**Task brief**
Copy out the listing that follows, exactly, without its pictures.

**Collected material**

# # # #

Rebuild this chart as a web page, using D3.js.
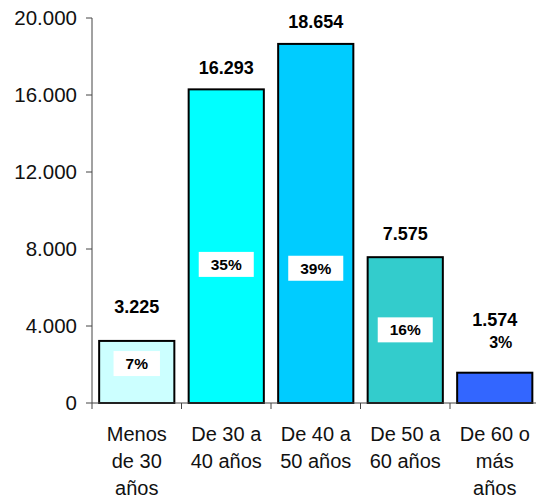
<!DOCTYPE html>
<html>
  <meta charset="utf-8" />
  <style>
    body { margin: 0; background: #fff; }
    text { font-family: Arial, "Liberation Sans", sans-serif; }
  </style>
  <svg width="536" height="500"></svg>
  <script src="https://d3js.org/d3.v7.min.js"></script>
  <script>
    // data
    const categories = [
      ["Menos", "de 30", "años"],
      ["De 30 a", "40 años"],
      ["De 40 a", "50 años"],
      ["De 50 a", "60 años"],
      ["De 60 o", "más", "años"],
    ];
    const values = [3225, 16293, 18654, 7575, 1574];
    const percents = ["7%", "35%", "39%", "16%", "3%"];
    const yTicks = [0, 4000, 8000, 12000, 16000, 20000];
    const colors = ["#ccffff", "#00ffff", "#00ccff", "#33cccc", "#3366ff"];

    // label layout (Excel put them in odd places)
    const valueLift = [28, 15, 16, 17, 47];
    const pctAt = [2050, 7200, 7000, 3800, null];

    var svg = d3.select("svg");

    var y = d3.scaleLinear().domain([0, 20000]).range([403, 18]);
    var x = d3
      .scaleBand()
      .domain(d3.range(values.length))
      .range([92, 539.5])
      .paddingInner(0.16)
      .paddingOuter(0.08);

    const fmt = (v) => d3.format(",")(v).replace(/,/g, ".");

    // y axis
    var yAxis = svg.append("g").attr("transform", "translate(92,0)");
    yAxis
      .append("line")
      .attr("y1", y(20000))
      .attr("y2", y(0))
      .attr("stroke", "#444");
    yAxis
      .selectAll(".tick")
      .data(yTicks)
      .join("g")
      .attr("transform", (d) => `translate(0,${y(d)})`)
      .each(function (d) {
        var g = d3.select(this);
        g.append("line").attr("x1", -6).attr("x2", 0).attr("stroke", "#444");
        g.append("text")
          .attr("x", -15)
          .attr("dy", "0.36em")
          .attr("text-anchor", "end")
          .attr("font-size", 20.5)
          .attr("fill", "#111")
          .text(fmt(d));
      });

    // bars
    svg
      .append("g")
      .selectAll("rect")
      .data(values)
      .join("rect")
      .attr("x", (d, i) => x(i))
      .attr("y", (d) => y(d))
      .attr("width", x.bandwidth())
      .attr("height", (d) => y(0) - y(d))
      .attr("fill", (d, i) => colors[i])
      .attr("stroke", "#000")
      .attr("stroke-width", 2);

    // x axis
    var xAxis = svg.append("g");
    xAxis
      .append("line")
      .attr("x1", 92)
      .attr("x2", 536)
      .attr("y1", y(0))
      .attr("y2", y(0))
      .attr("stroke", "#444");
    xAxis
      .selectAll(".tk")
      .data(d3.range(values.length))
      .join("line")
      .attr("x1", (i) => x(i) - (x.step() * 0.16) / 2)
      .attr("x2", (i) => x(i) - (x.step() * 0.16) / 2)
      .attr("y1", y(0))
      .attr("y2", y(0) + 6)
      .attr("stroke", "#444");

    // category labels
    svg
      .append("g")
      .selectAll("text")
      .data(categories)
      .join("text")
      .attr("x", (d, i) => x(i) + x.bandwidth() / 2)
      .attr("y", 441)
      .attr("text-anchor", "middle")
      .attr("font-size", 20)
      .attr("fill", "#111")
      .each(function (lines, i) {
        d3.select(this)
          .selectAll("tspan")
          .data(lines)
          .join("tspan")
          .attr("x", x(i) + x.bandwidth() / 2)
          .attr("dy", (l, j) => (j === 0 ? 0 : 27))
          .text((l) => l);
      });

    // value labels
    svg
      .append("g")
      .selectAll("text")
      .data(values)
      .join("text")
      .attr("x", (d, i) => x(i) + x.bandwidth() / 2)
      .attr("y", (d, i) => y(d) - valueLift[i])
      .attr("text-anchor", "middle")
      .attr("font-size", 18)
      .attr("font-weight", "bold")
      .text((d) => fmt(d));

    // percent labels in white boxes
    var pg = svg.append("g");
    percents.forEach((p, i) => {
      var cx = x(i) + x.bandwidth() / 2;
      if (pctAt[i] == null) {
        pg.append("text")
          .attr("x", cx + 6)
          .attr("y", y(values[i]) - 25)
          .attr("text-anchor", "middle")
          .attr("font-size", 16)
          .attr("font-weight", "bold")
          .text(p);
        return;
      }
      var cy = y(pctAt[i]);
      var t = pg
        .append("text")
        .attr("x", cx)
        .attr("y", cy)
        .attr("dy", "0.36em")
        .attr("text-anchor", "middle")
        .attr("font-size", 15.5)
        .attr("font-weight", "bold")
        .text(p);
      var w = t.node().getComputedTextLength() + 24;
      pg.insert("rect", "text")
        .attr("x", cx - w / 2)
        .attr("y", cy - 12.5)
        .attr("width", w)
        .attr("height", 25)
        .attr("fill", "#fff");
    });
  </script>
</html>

# # # #

**Exercise answer**
Rebuild this chart as a web page, using D3.js.
<!DOCTYPE html>
<html>
  <meta charset="utf-8" />
  <style>
    body { margin: 0; background: #fff; }
    text { font-family: Arial, "Liberation Sans", sans-serif; }
  </style>
  <svg width="536" height="500"></svg>
  <script src="https://d3js.org/d3.v7.min.js"></script>
  <script>
    // data
    const categories = [
      ["Menos", "de 30", "años"],
      ["De 30 a", "40 años"],
      ["De 40 a", "50 años"],
      ["De 50 a", "60 años"],
      ["De 60 o", "más", "años"],
    ];
    const values = [3225, 16293, 18654, 7575, 1574];
    const percents = ["7%", "35%", "39%", "16%", "3%"];
    const yTicks = [0, 4000, 8000, 12000, 16000, 20000];
    const colors = ["#ccffff", "#00ffff", "#00ccff", "#33cccc", "#3366ff"];

    // label layout (Excel put them in odd places)
    const valueLift = [28, 15, 16, 17, 47];
    const pctAt = [2050, 7200, 7000, 3800, null];

    var svg = d3.select("svg");

    var y = d3.scaleLinear().domain([0, 20000]).range([403, 18]);
    var x = d3
      .scaleBand()
      .domain(d3.range(values.length))
      .range([92, 539.5])
      .paddingInner(0.16)
      .paddingOuter(0.08);

    const fmt = (v) => d3.format(",")(v).replace(/,/g, ".");

    // y axis
    var yAxis = svg.append("g").attr("transform", "translate(92,0)");
    yAxis
      .append("line")
      .attr("y1", y(20000))
      .attr("y2", y(0))
      .attr("stroke", "#444");
    yAxis
      .selectAll(".tick")
      .data(yTicks)
      .join("g")
      .attr("transform", (d) => `translate(0,${y(d)})`)
      .each(function (d) {
        var g = d3.select(this);
        g.append("line").attr("x1", -6).attr("x2", 0).attr("stroke", "#444");
        g.append("text")
          .attr("x", -15)
          .attr("dy", "0.36em")
          .attr("text-anchor", "end")
          .attr("font-size", 20.5)
          .attr("fill", "#111")
          .text(fmt(d));
      });

    // bars
    svg
      .append("g")
      .selectAll("rect")
      .data(values)
      .join("rect")
      .attr("x", (d, i) => x(i))
      .attr("y", (d) => y(d))
      .attr("width", x.bandwidth())
      .attr("height", (d) => y(0) - y(d))
      .attr("fill", (d, i) => colors[i])
      .attr("stroke", "#000")
      .attr("stroke-width", 2);

    // x axis
    var xAxis = svg.append("g");
    xAxis
      .append("line")
      .attr("x1", 92)
      .attr("x2", 536)
      .attr("y1", y(0))
      .attr("y2", y(0))
      .attr("stroke", "#444");
    xAxis
      .selectAll(".tk")
      .data(d3.range(values.length))
      .join("line")
      .attr("x1", (i) => x(i) - (x.step() * 0.16) / 2)
      .attr("x2", (i) => x(i) - (x.step() * 0.16) / 2)
      .attr("y1", y(0))
      .attr("y2", y(0) + 6)
      .attr("stroke", "#444");

    // category labels
    svg
      .append("g")
      .selectAll("text")
      .data(categories)
      .join("text")
      .attr("x", (d, i) => x(i) + x.bandwidth() / 2)
      .attr("y", 441)
      .attr("text-anchor", "middle")
      .attr("font-size", 20)
      .attr("fill", "#111")
      .each(function (lines, i) {
        d3.select(this)
          .selectAll("tspan")
          .data(lines)
          .join("tspan")
          .attr("x", x(i) + x.bandwidth() / 2)
          .attr("dy", (l, j) => (j === 0 ? 0 : 27))
          .text((l) => l);
      });

    // value labels
    svg
      .append("g")
      .selectAll("text")
      .data(values)
      .join("text")
      .attr("x", (d, i) => x(i) + x.bandwidth() / 2)
      .attr("y", (d, i) => y(d) - valueLift[i])
      .attr("text-anchor", "middle")
      .attr("font-size", 18)
      .attr("font-weight", "bold")
      .text((d) => fmt(d));

    // percent labels in white boxes
    var pg = svg.append("g");
    percents.forEach((p, i) => {
      var cx = x(i) + x.bandwidth() / 2;
      if (pctAt[i] == null) {
        pg.append("text")
          .attr("x", cx + 6)
          .attr("y", y(values[i]) - 25)
          .attr("text-anchor", "middle")
          .attr("font-size", 16)
          .attr("font-weight", "bold")
          .text(p);
        return;
      }
      var cy = y(pctAt[i]);
      var t = pg
        .append("text")
        .attr("x", cx)
        .attr("y", cy)
        .attr("dy", "0.36em")
        .attr("text-anchor", "middle")
        .attr("font-size", 15.5)
        .attr("font-weight", "bold")
        .text(p);
      var w = t.node().getComputedTextLength() + 24;
      pg.insert("rect", "text")
        .attr("x", cx - w / 2)
        .attr("y", cy - 12.5)
        .attr("width", w)
        .attr("height", 25)
        .attr("fill", "#fff");
    });
  </script>
</html>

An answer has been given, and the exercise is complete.